I guess you could say think of it like a deathnote? where the deathnote can't just reality warp a person to the otherside of the planet but it can control everything (like probability) that happens to a person if you're detailed enough


----------



## shade0180 (Oct 24, 2020)

Kurou said:


> I guess you could say think of it like a deathnote? where the deathnote can't just reality warp a person to the otherside of the planet but it can control everything (like probability) that happens to a person if you're detailed enough



actually even if you are detailed enough it can still fail.

Like if the person can't have access to a plane ticket within the estimated time.

Yhwach shit would also fail on that front if he has no way to bridge that future.

If he can just change a future randomly to whatever shit he wants, he could have just given everyone an unhealthy body and let them die of a heart attack.

 but that was never an option.


----------



## Akira1993 (Oct 24, 2020)

Kurou said:


> Yeah, he gets to pick from possible futures. That does not mean he gets to make one up and have it happen
> 
> which is what Gywn is telling you


He still have influence over all of them and see and control over all of it tho.

Bottom line, he can whatever the hell he want with the future or all others possible futures

he literally made a future where he didn't die lol. He change the future, meaning he make it up his own version of it.

The scenario and versatility is boundless.


----------



## Kurou (Oct 24, 2020)

Akira1993 said:


> He still have influence over all of them and see and control over all of it tho.



He can see and pick ONE. He can't orchestrate everything within every possible future. 



> Bottom line, he can whatever the hell he want with the future or all others possible futures



That still doesn't mean he can make up futures that don't exist. There is no future in which he can kill Goku for instance and he can't just reality warp that possibility into existence.

*POSSIBLE* futures. Not whatever the hell his imagination can come up with



> he literally made a future where he didn't die lol.



Still doesn't mean he can just make up futures


> He change the future,



yes


> meaning he make it up his own version of it.



Non-sequitur 



> The scenario and versatility is boundless.

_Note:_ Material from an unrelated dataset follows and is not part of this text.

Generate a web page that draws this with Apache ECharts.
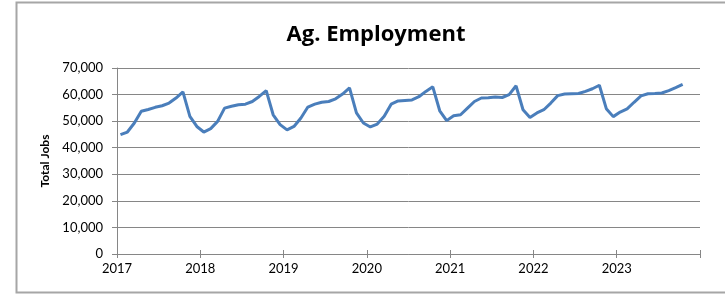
<!DOCTYPE html>
<html>
<head>
<meta charset="utf-8">
<script src="https://cdn.jsdelivr.net/npm/echarts@6/dist/echarts.min.js"></script>
<style>html,body{margin:0;padding:0;background:#fff;}#c{width:725px;height:294px;}</style>
</head>
<body>
<div id="c"></div>
<script>
const title = 'Ag. Employment';
const yAxisName = 'Total Jobs';
const yearLabels = ['2017','2018','2019','2020','2021','2022','2023'];
const jobs = [
  44900, 45900, 49300, 53700, 54400, 55200, 55800, 56800, 58700, 61000, 51800, 48000,
  45900, 47200, 49900, 54900, 55600, 56200, 56400, 57400, 59300, 61500, 52400, 48700,
  46700, 48000, 51200, 55300, 56400, 57100, 57400, 58400, 60200, 62500, 53100, 49300,
  47800, 48900, 51800, 56400, 57600, 57800, 58000, 59200, 61200, 62900, 53900, 50200,
  52000, 52400, 54900, 57400, 58700, 58800, 59100, 58900, 60000, 63300, 54300, 51400,
  53100, 54300, 56800, 59600, 60200, 60300, 60400, 61200, 62200, 63500, 54700, 51700,
  53400, 54600, 57100, 59500, 60300, 60400, 60600, 61500, 62600, 63800
];
const points = jobs.map((v, i) => [i + 0.5, v]);
const chart = echarts.init(document.getElementById('c'), null, {renderer: 'canvas'});
const font = 'Lato, "Open Sans", sans-serif';
const axisGray = '#868686';
chart.setOption({
  animation: false,
  title: {text: title, left: 371, top: 19, textAlign: 'center',
    textStyle: {fontFamily: '"Open Sans", sans-serif', fontWeight: 'bold', fontSize: 22, color: '#000'}},
  graphic: [{type: 'rect', shape: {x: 16.5, y: 2.5, width: 720, height: 290},
    style: {fill: 'none', stroke: '#a6a6a6', lineWidth: 2}, z: -1}],
  grid: {left: 117, right: 25, top: 68, bottom: 40},
  xAxis: [{
    type: 'value', min: 0, max: 84, interval: 12,
    axisLine: {show: true, lineStyle: {color: axisGray}},
    axisTick: {show: true, length: 4, lineStyle: {color: axisGray}},
    splitLine: {show: false},
    axisLabel: {fontFamily: font, fontSize: 13, color: '#000', margin: 8,
      formatter: v => { const k = Math.round(v / 12); return k < yearLabels.length ? yearLabels[k] : ''; }}
  }, {
    type: 'value', min: 0, max: 84, interval: 12, position: 'bottom',
    axisLine: {show: false},
    axisTick: {show: true, inside: true, length: 4, lineStyle: {color: axisGray}},
    axisLabel: {show: false}, splitLine: {show: false}
  }],
  yAxis: {
    type: 'value', min: 0, max: 70000, interval: 10000,
    name: yAxisName, nameLocation: 'middle', nameGap: 66,
    nameTextStyle: {fontFamily: font, fontWeight: 'bold', fontSize: 12, color: '#000'},
    axisLine: {show: true, lineStyle: {color: axisGray}},
    axisTick: {show: true, length: 5, lineStyle: {color: axisGray}},
    splitLine: {show: true, lineStyle: {color: axisGray, width: 1}},
    axisLabel: {fontFamily: font, fontSize: 13, color: '#000', margin: 14,
      formatter: v => v.toLocaleString('en-US')}
  },
  series: [{
    type: 'line', data: points, showSymbol: false, smooth: false,
    lineStyle: {color: '#4a7ebb', width: 3}, itemStyle: {color: '#4a7ebb'}
  }]
});
</script>
</body>
</html>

It's broken yeah. But again, he can't materialize a future that is impossible. cheating death by redirecting attacks ect isn't the same as having control over everything that happens and you keep equating the two for some reason


----------



## Akira1993 (Oct 24, 2020)

Kurou said:


> He can see and pick ONE. He can't orchestrate everything within every possible future.
> 
> 
> 
> ...


He pick one which is the most suitable for him while overseeing all the possible others futures at the same. He can choose one after the other ad infinitum at will.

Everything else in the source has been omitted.